__WHAT TO WORK ON__. Search the material below for the word "this". Copy every line that has it.
====
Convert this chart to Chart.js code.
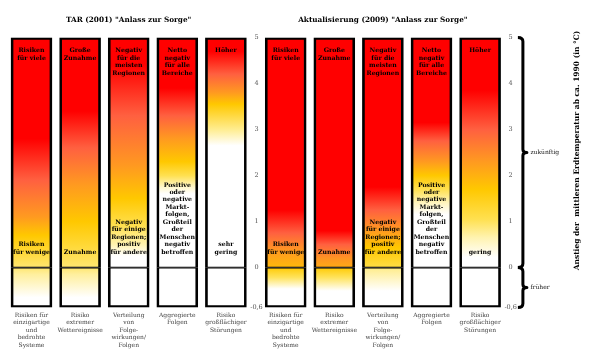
<!DOCTYPE html>
<html><head><meta charset="utf-8">
<script src="https://cdn.jsdelivr.net/npm/chart.js@4/dist/chart.umd.min.js"></script>
<style>
html,body{margin:0;padding:0;background:#fff;}
#wrap{position:relative;width:590px;height:359px;overflow:hidden;background:#fff;}
canvas{position:absolute;top:0;}
#cA{left:0}
#cB{left:258px}
</style></head><body>
<div id="wrap"><canvas id="cA" width="266" height="359"></canvas><canvas id="cB" width="332" height="359"></canvas></div>
<script>
// ---------------- DATA ----------------
const categories = [
  ["Risiken für","einzigartige","und","bedrohte","Systeme"],
  ["Risiko","extremer","Wettereignisse"],
  ["Verteilung","von","Folge-","wirkungen/","Folgen"],
  ["Aggregierte","Folgen"],
  ["Risiko","großflächiger","Störungen"]
];
const titleTAR = 'TAR (2001) "Anlass zur Sorge"';
const titleUpdate = 'Aktualisierung (2009) "Anlass zur Sorge"';
const axisTitle = "Anstieg der  mittleren Erdtemperatur ab ca. 1990 (in °C)";
const tempTicks = [-0.6, 0, 1, 2, 3, 4, 5];
const pastRange = [-0.6, 0];     // "früher"
const futureRange = [0, 5];      // "zukünftig"
const pastLabel = "früher";
const futureLabel = "zukünftig";
const topLabels = [
  ["Risiken","für viele"],
  ["Große","Zunahme"],
  ["Negativ","für die","meisten","Regionen"],
  ["Netto","negativ","für alle","Bereiche"],
  ["Höher"]
];
const bottomLabelsTAR = [
  ["Risiken","für wenige"],
  ["Zunahme"],
  ["Negativ","für einige","Regionen;","positiv","für andere"],
  ["Positive","oder","negative","Markt-","folgen,","Großteil","der","Menschen","negativ","betroffen"],
  ["sehr","gering"]
];
const bottomLabelsUpdate = [
  ["Risiken","für wenige"],
  ["Zunahme"],
  ["Negativ","für einige","Regionen;","positiv","für andere"],
  ["Positive","oder","negative","Markt-","folgen,","Großteil","der","Menschen","negativ","betroffen"],
  ["gering"]
];
// risk level (0 = none, 1 = high) at temperature, per category
const riskTAR = [
  [[5,1],[2.8,1],[1.9,0.8],[1.1,0.6],[0.7,0.45],[0.35,0.35],[0,0.25],[-0.1,0.18],[-0.45,0],[-0.6,0]],
  [[5,1],[3.4,1],[2.6,0.8],[1.8,0.6],[1.0,0.45],[0.5,0.35],[0,0.25],[-0.1,0.18],[-0.45,0],[-0.6,0]],
  [[5,1],[4.4,1],[3.3,0.8],[2.2,0.6],[1.5,0.45],[0.9,0.3],[0.5,0.15],[0.25,0],[-0.6,0]],
  [[5,1],[3.9,1],[3.3,0.8],[2.8,0.6],[2.3,0.45],[2.0,0.3],[1.75,0.1],[1.6,0],[-0.6,0]],
  [[5,1],[4.7,1],[4.2,0.8],[3.8,0.6],[3.55,0.45],[3.0,0.2],[2.65,0],[-0.6,0]]
];
const riskUpdate = [
  [[5,1],[1.25,1],[0.75,0.8],[0.35,0.6],[0,0.5],[-0.02,0.42],[-0.15,0.28],[-0.32,0],[-0.6,0]],
  [[5,1],[0.8,1],[0.5,0.8],[0.2,0.62],[0,0.55],[-0.02,0.42],[-0.15,0.28],[-0.35,0],[-0.6,0]],
  [[5,1],[1.75,1],[1.25,0.8],[0.8,0.6],[0.43,0.45],[0,0.32],[-0.02,0.2],[-0.35,0],[-0.6,0]],
  [[5,1],[3.15,1],[2.75,0.8],[2.3,0.6],[2.0,0.45],[1.7,0.3],[1.4,0.12],[1.15,0],[-0.6,0]],
  [[5,1],[3.85,1],[3.0,0.8],[2.3,0.6],[1.7,0.45],[1.05,0.3],[0.65,0.15],[0.22,0],[-0.6,0]]
];

// ---------------- STYLE / CODE ----------------
const FONT = '"DejaVu Serif", serif';
const RISK_PALETTE = [[0,[255,255,255]],[0.15,[255,243,176]],[0.3,[255,224,80]],[0.45,[255,200,0]],[0.6,[255,154,32]],[0.8,[255,96,64]],[1,[255,0,0]]];
function riskColor(r){
  for (let i=1;i<RISK_PALETTE.length;i++){
    const [r1,c1]=RISK_PALETTE[i-1],[r2,c2]=RISK_PALETTE[i];
    if (r<=r2){const t=(r-r1)/(r2-r1);return 'rgb('+c1.map((c,k)=>Math.round(c+(c2[k]-c)*t)).join(',')+')';}
  }
  return 'rgb(255,0,0)';
}
const BELOW_ZERO_SHARE = 0.148;
class BrokenLinearScale extends Chart.LinearScale {
  static id = 'brokenLinear';
  _zeroPx(){ return this.bottom - (this.bottom - this.top) * BELOW_ZERO_SHARE; }
  getPixelForValue(v){
    const z=this._zeroPx();
    if (v>=0) return z - (v/this.max)*(z-this.top);
    return z + (v/this.min)*(this.bottom-z);
  }
  getValueForPixel(p){
    const z=this._zeroPx();
    if (p<=z) return (z-p)/(z-this.top)*this.max;
    return (p-z)/(this.bottom-z)*this.min;
  }
}
Chart.register(BrokenLinearScale);

function gradientFor(ctx, risk){
  const chart=ctx.chart; if(!chart.chartArea) return '#fff';
  const y=chart.scales.y;
  const yTop=y.getPixelForValue(futureRange[1]), yBot=y.getPixelForValue(pastRange[0]);
  const g=chart.ctx.createLinearGradient(0,yBot,0,yTop);
  risk[ctx.dataIndex].forEach(([v,r])=>{
    g.addColorStop(Math.min(1,Math.max(0,(yBot-y.getPixelForValue(v))/(yBot-yTop))), riskColor(r));
  });
  return g;
}

function barTextPlugin(bottomLabels){
  return {
    id:'barText',
    afterDatasetsDraw(chart){
      const {ctx}=chart, y=chart.scales.y, meta=chart.getDatasetMeta(1);
      const lh=7.45;
      ctx.save();
      ctx.font='bold 6.2px '+FONT; ctx.fillStyle='#000'; ctx.textAlign='center'; ctx.textBaseline='middle';
      meta.data.forEach((bar,i)=>{
        const yt=y.getPixelForValue(futureRange[1])+13.3;
        topLabels[i].forEach((t,k)=>ctx.fillText(t,bar.x,yt+k*lh));
        const yb=y.getPixelForValue(0)-15.5, b=bottomLabels[i];
        b.forEach((t,k)=>ctx.fillText(t,bar.x,yb-(b.length-1-k)*lh));
      });
      ctx.restore();
    }
  };
}

const bracePlugin = {
  id:'brace',
  afterDraw(chart){
    const {ctx}=chart, y=chart.scales.y;
    const x=y.right+4.5;
    const y5=y.getPixelForValue(futureRange[1]), y0=y.getPixelForValue(0), yp=y.getPixelForValue(pastRange[0]);
    const ym1=y.getPixelForValue((futureRange[0]+futureRange[1])/2), ym2=y.getPixelForValue((pastRange[0]+pastRange[1])/2);
    ctx.save();
    ctx.strokeStyle='#000'; ctx.lineWidth=3; ctx.lineCap='butt'; ctx.lineJoin='round';
    function brace(a,m,b){
      ctx.beginPath();
      ctx.moveTo(x-5,a);
      ctx.quadraticCurveTo(x,a,x,a+4);
      ctx.lineTo(x,m-3);
      ctx.quadraticCurveTo(x,m,x+4,m);
      ctx.quadraticCurveTo(x,m,x,m+3);
      ctx.lineTo(x,b-4);
      ctx.quadraticCurveTo(x,b,x-5,b);
      ctx.stroke();
    }
    brace(y5,ym1,y0);
    brace(y0,ym2,yp);
    ctx.fillStyle='#111'; ctx.font='6px '+FONT; ctx.textAlign='left'; ctx.textBaseline='middle';
    ctx.fillText(futureLabel,x+7.5,ym1);
    ctx.fillText(pastLabel,x+7.5,ym2);
    ctx.translate(x+54.5, ym1-2);
    ctx.rotate(-Math.PI/2);
    ctx.font='bold 7.5px '+FONT; ctx.fillStyle='#000'; ctx.textAlign='center';
    ctx.fillText(axisTitle,0,0);
    ctx.restore();
  }
};

function buildChart(id, title, risk, bottomLabels, padLeft, padRight, extra){
  const ds=(range,bw)=>({
    data: categories.map(()=>range),
    backgroundColor: c=>gradientFor(c,risk),
    borderColor:'#000', borderWidth:bw, borderSkipped:false,
    barThickness:41, grouped:false
  });
  return new Chart(document.getElementById(id),{
    type:'bar',
    data:{labels:categories, datasets:[
      ds(pastRange,{top:1.2,left:2.7,right:2.7,bottom:2.7}),
      ds(futureRange,{top:2.7,left:2.7,right:2.7,bottom:1.2})
    ]},
    options:{
      responsive:false, animation:false, devicePixelRatio:1,
      layout:{padding:{left:padLeft,right:padRight,top:0,bottom:0}},
      plugins:{
        legend:{display:false}, tooltip:{enabled:false},
        title:{display:true,text:title,fullSize:false,color:'#000',
          font:{family:FONT,size:7.3,weight:'bold',lineHeight:1.2},padding:{top:15.6,bottom:13.1}}
      },
      scales:{
        x:{grid:{display:false,drawTicks:false},border:{display:false},
           ticks:{padding:4,color:'#444',font:{family:FONT,size:6,lineHeight:'7.5px'},maxRotation:0,minRotation:0,autoSkip:false},
           afterFit:s=>{s.height=51.5;}},
        y:{type:'brokenLinear',position:'right',min:pastRange[0],max:futureRange[1],
           grid:{display:false,drawTicks:false},border:{display:false},
           afterBuildTicks:s=>{s.ticks=tempTicks.map(v=>({value:v}));},
           afterFit:s=>{s.width=14;},
           ticks:{padding:0,crossAlign:'center',color:'#555',autoSkip:false,
             font:{family:FONT,size:6.5},callback:v=>String(v).replace('.',',')}}
      }
    },
    plugins:[barTextPlugin(bottomLabels)].concat(extra||[])
  });
}
buildChart('cA', titleTAR, riskTAR, bottomLabelsTAR, 7.2, 1.8);
buildChart('cB', titleUpdate, riskUpdate, bottomLabelsUpdate, 3.4, 71.6, [bracePlugin]);
</script>
</body></html>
====
__ANSWER TO THE TASK__.
Convert this chart to Chart.js code.
  _zeroPx(){ return this.bottom - (this.bottom - this.top) * BELOW_ZERO_SHARE; }
    const z=this._zeroPx();
    if (v>=0) return z - (v/this.max)*(z-this.top);
    return z + (v/this.min)*(this.bottom-z);
    const z=this._zeroPx();
    if (p<=z) return (z-p)/(z-this.top)*this.max;
    return (p-z)/(this.bottom-z)*this.min;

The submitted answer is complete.